ZONA ROSSA
Ariete, piemontese, classe 1946. Oberto Gili pensa che basti questo a raccontare la sua visione della vita. «Ho avuto un’infanzia bellissima nella provincia italiana del dopoguerra», racconta. «A scuola mi divertivo ma non sono mai stato il primo della classe. Finalmente all’università ho definitivamente capito che la strada che si prevedeva avrei percorso non sarebbe stata quella che mi avrebbe reso felice. Torino era una città estremamente noiosa. La noia e una folgorazione guardando Blow up di Antonioni mi hanno spinto a partire per Londra, la città dove la fotografia era una fonte di reddito, non solo un hobby, ed essere un fotografo era un vero mestiere. Nel primo anno, in cui ho lavorato come assistente per Michael Joseph, ammetto di essere stato maggiormente apprezzato per i miei cappuccini che per i miei scatti».
«Quando rientrai in Italia», continua, «avevo 23 anni e nessuna idea di cosa fare del mio futuro. Mi proposero di viaggiare tra le principali città del mondo per fotografare le case più stravaganti da raccogliere in un libro. Il salario era nullo ma le spese erano coperte, quindi accettai. Il libro uscì alcuni anni dopo (Underground interiors; decorating for alternate life styles, 1972, Ed. Quadrangle Books/New York Times). Lo scatto che ho scelto di raccontarvi fa parte di questa raccolta di abitazioni incredibili, anche se per qualche motivo non venne incluso nella rosa di interni scelti per la pubblicazione».
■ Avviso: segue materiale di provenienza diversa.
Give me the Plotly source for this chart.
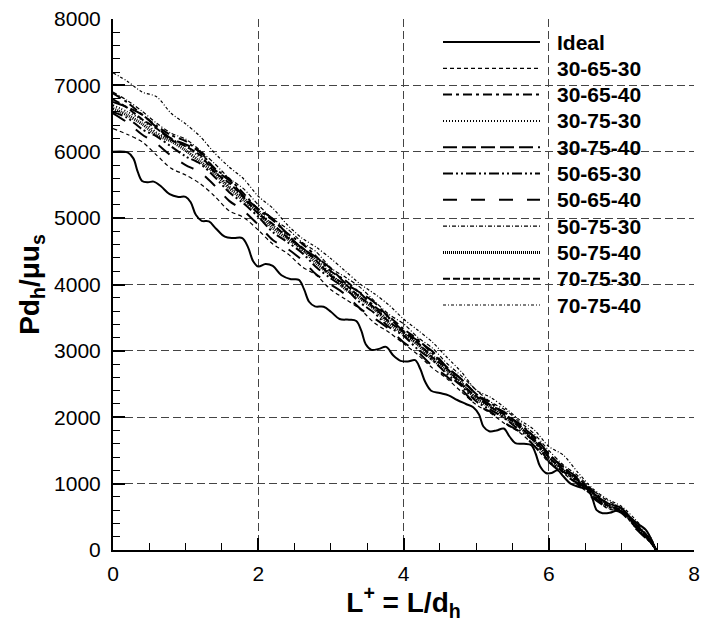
import plotly.graph_objects as go

# shared L+ grid for the rib-configuration curves
L_grid = [0.0, 0.2, 0.4, 0.6, 0.8, 1.0, 1.2, 1.4, 1.6, 1.8, 2.0, 2.2, 2.4, 2.6, 2.8,
          3.0, 3.2, 3.4, 3.6, 3.8, 4.0, 4.2, 4.4, 4.6, 4.8, 5.0, 5.2, 5.4, 5.6, 5.8,
          6.0, 6.2, 6.4, 6.6, 6.8, 7.0, 7.2, 7.4, 7.48]

ideal_L = [0, 0.20, 0.28, 0.34, 0.40, 0.48, 0.56, 0.66, 0.78, 0.90, 1.00, 1.07, 1.14, 1.22,
           1.32, 1.42, 1.54, 1.66, 1.78, 1.86, 1.93, 2.00, 2.10, 2.20, 2.32, 2.45, 2.56, 2.63,
           2.70, 2.78, 2.90, 3.00, 3.12, 3.25, 3.35, 3.42, 3.48, 3.56, 3.66, 3.76, 3.86, 3.96,
           4.06, 4.16, 4.23, 4.30, 4.38, 4.50, 4.62, 4.74, 4.86, 4.96, 5.04, 5.10, 5.18, 5.28,
           5.38, 5.46, 5.54, 5.66, 5.76, 5.82, 5.88, 5.96, 6.04, 6.12, 6.20, 6.30, 6.42, 6.54,
           6.60, 6.66, 6.74, 6.84, 6.96, 7.04, 7.14, 7.26, 7.34, 7.42, 7.47]
ideal_P = [6000, 5990, 5900, 5700, 5560, 5540, 5550, 5480, 5360, 5320, 5320, 5240, 5050, 4960,
           4950, 4840, 4720, 4700, 4700, 4560, 4350, 4270, 4310, 4280, 4140, 4080, 4070, 3930,
           3740, 3670, 3665, 3590, 3480, 3470, 3450, 3300, 3100, 3015, 3030, 3060, 2930, 2850,
           2840, 2860, 2730, 2530, 2400, 2365, 2330, 2260, 2200, 2150, 2040, 1860, 1790, 1800,
           1830, 1710, 1610, 1600, 1580, 1450, 1260, 1160, 1160, 1200, 1110, 1000, 950, 910,
           780, 600, 555, 560, 600, 560, 470, 370, 300, 140, 0]

p_30_65_30 = [6350, 6260, 6150, 5950, 5750, 5650, 5520, 5330, 5110, 5010, 4820, 4610, 4470, 4270,
              4140, 3920, 3780, 3630, 3420, 3280, 3110, 2940, 2740, 2580, 2380, 2190, 2060, 1900,
              1770, 1570, 1320, 1160, 980, 820, 630, 570, 340, 110, 0]
p_30_65_40 = [6880, 6740, 6560, 6390, 6250, 6160, 5990, 5750, 5590, 5370, 5130, 4970, 4770, 4620,
              4420, 4200, 4060, 3870, 3670, 3520, 3330, 3170, 2960, 2750, 2570, 2350, 2220, 2040,
              1900, 1700, 1440, 1250, 1070, 900, 710, 630, 390, 140, 0]
p_30_75_30 = [6700, 6600, 6480, 6290, 6190, 6090, 5910, 5710, 5480, 5310, 5120, 4890, 4730, 4520,
              4380, 4160, 3960, 3830, 3630, 3480, 3270, 3100, 2930, 2710, 2520, 2290, 2180, 2010,
              1860, 1650, 1400, 1210, 1050, 850, 690, 590, 370, 120, 0]
p_30_75_40 = [6750, 6670, 6560, 6370, 6200, 6110, 6000, 5730, 5570, 5330, 5140, 4990, 4760, 4550,
              4410, 4240, 4020, 3880, 3730, 3500, 3300, 3150, 2990, 2750, 2570, 2350, 2180, 2070,
              1880, 1710, 1450, 1240, 1090, 870, 710, 630, 380, 160, 0]
p_50_65_30 = [6600, 6510, 6340, 6230, 6080, 5930, 5820, 5620, 5390, 5220, 5020, 4790, 4640, 4480,
              4260, 4090, 3940, 3730, 3570, 3360, 3230, 3020, 2860, 2650, 2470, 2240, 2110, 1980,
              1800, 1640, 1340, 1180, 1030, 820, 660, 580, 340, 120, 0]
p_50_65_40 = [6580, 6440, 6260, 6120, 5940, 5800, 5690, 5490, 5260, 5110, 4900, 4670, 4540, 4370,
              4150, 4000, 3850, 3640, 3490, 3330, 3130, 2980, 2770, 2610, 2420, 2190, 2080, 1910,
              1780, 1570, 1330, 1140, 1000, 790, 640, 560, 320, 110, 0]
p_50_75_30 = [6900, 6770, 6610, 6430, 6280, 6190, 6020, 5820, 5600, 5440, 5200, 4990, 4840, 4640,
              4490, 4250, 4110, 3960, 3750, 3550, 3410, 3200, 3040, 2810, 2620, 2410, 2230, 2110,
              1930, 1750, 1500, 1280, 1120, 910, 750, 630, 410, 160, 0]
p_50_75_40 = [6650, 6550, 6420, 6250, 6160, 6020, 5850, 5680, 5450, 5270, 5080, 4850, 4690, 4540,
              4320, 4140, 3930, 3790, 3630, 3410, 3260, 3090, 2870, 2700, 2510, 2280, 2150, 1990,
              1850, 1640, 1380, 1200, 1040, 860, 660, 590, 350, 130, 0]
p_70_75_30 = [6790, 6660, 6490, 6350, 6180, 6080, 5950, 5690, 5530, 5310, 5070, 4910, 4710, 4560,
              4360, 4130, 4000, 3810, 3650, 3440, 3290, 3120, 2900, 2730, 2490, 2320, 2150, 2030,
              1850, 1670, 1400, 1210, 1050, 870, 680, 600, 360, 130, 0]
p_70_75_40 = [7190, 7060, 6900, 6830, 6580, 6420, 6230, 5980, 5770, 5590, 5330, 5150, 4900, 4700,
              4560, 4390, 4200, 4010, 3860, 3690, 3480, 3310, 3130, 2900, 2680, 2410, 2300, 2140,
              1960, 1810, 1560, 1430, 1170, 930, 770, 660, 450, 200, 0]

series_names = ["30-65-30", "30-65-40", "30-75-30", "30-75-40", "50-65-30",
                "50-65-40", "50-75-30", "50-75-40", "70-75-30", "70-75-40"]
series_values = [p_30_65_30, p_30_65_40, p_30_75_30, p_30_75_40, p_50_65_30,
                 p_50_65_40, p_50_75_30, p_50_75_40, p_70_75_30, p_70_75_40]
series_styles = [
    ("4px,3px", 1.2),
    ("9px,4px,3px,4px", 2),
    ("1px,2px", 2),
    ("14px,5px", 2),
    ("10px,3px,2px,3px,2px,3px", 2),
    ("14px,14px", 2),
    ("4px,2px,1px,2px", 1.2),
    ("1px,1px", 3),
    ("7px,3px", 2),
    ("3px,2px,1px,2px", 1.2),
]

FONT = "Liberation Sans, Arial, sans-serif"

fig = go.Figure()
fig.add_trace(go.Scatter(x=ideal_L, y=ideal_P, mode="lines", name="Ideal",
                         line=dict(color="black", width=2, shape="spline", smoothing=1.0)))
for name, vals, (dash, w) in zip(series_names, series_values, series_styles):
    fig.add_trace(go.Scatter(x=L_grid, y=vals, mode="lines", name=name,
                             line=dict(color="black", width=w, dash=dash,
                                       shape="spline", smoothing=0.8)))

# legend drawn in the upper right (paper coordinates of the plot area)
plot_l, plot_r, plot_t, plot_b = 113, 694, 19, 550
def px_x(p):
    return (p - plot_l) / (plot_r - plot_l)
def px_y(p):
    return (plot_b - p) / (plot_b - plot_t)

legend_names = ["Ideal"] + series_names
legend_styles = [("solid", 2)] + series_styles
row0, row_step = 42, 26.3
for i, (name, (dash, w)) in enumerate(zip(legend_names, legend_styles)):
    yy = px_y(row0 + i * row_step)
    fig.add_shape(type="line", xref="paper", yref="paper",
                  x0=px_x(443), x1=px_x(540), y0=yy, y1=yy,
                  line=dict(color="black", width=w, dash=dash))
    fig.add_annotation(xref="paper", yref="paper", x=px_x(555), y=yy,
                       xanchor="left", yanchor="middle", showarrow=False,
                       text="<b>" + name + "</b>",
                       font=dict(family=FONT, size=21, color="black"))

tick_font = dict(family=FONT, size=21, color="black")
grid_kw = dict(showgrid=True, gridcolor="#444444", gridwidth=1, griddash="8px,4px")

fig.update_layout(
    width=701, height=622,
    margin=dict(l=plot_l, r=701 - plot_r, t=plot_t, b=622 - plot_b, autoexpand=False),
    paper_bgcolor="white", plot_bgcolor="white",
    showlegend=False,
    xaxis=dict(range=[0, 8], dtick=2, tick0=0, showline=True, linecolor="black",
               linewidth=2, ticks="inside", ticklen=12, tickwidth=2, tickcolor="black",
               tickfont=tick_font, zeroline=False, ticklabelstandoff=4,
               minor=dict(dtick=0.5, ticks="inside", ticklen=7, tickwidth=1,
                          tickcolor="black", showgrid=False),
               title=dict(text="<b>L<sup>+</sup> = L/d<sub>h</sub></b>",
                          font=dict(family=FONT, size=28, color="black"), standoff=6),
               **grid_kw),
    yaxis=dict(range=[0, 8000], dtick=1000, tick0=0, showline=True, linecolor="black",
               linewidth=2, ticks="inside", ticklen=12, tickwidth=2, tickcolor="black",
               tickfont=tick_font, zeroline=False, ticklabelstandoff=6,
               minor=dict(dtick=200, ticks="inside", ticklen=7, tickwidth=1,
                          tickcolor="black", showgrid=False),
               title=dict(text="<b>Pd<sub>h</sub>/μu<sub>s</sub></b>",
                          font=dict(family=FONT, size=28, color="black"), standoff=6),
               **grid_kw),
)

fig.write_html("out.html")
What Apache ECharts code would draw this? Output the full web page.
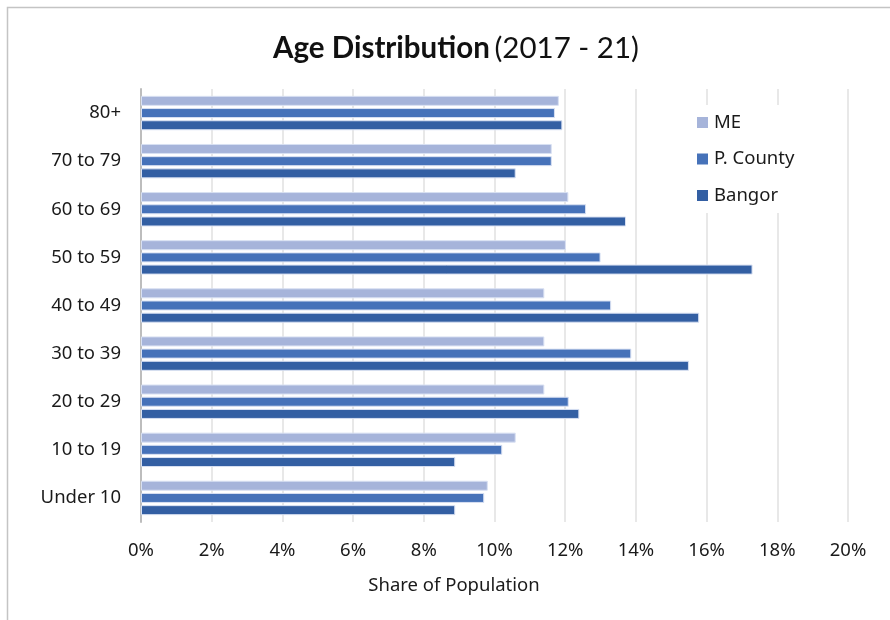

Ma allora perché lo ritiene così speciale? «Se sei cresciuto tra Bra e Torino in un ambiente borghese che si nutriva di apparenza, fotografare la casa dell’artista Duggie Fields a Londra è qualcosa che ti segna per sempre. Non c’era un vero salotto, non c’era uno studio o una divisione degli spazi nel senso convenzionale, ma c’erano invece centinaia di oggetti appoggiati o appesi ovunque e la luce era davvero rossa. Viverci mi parve una follia ma ha reso quel servizio indimenticabile! Una casa è come una storia d’amore, se sei innamorato è stupendo, altrimenti può essere un incubo».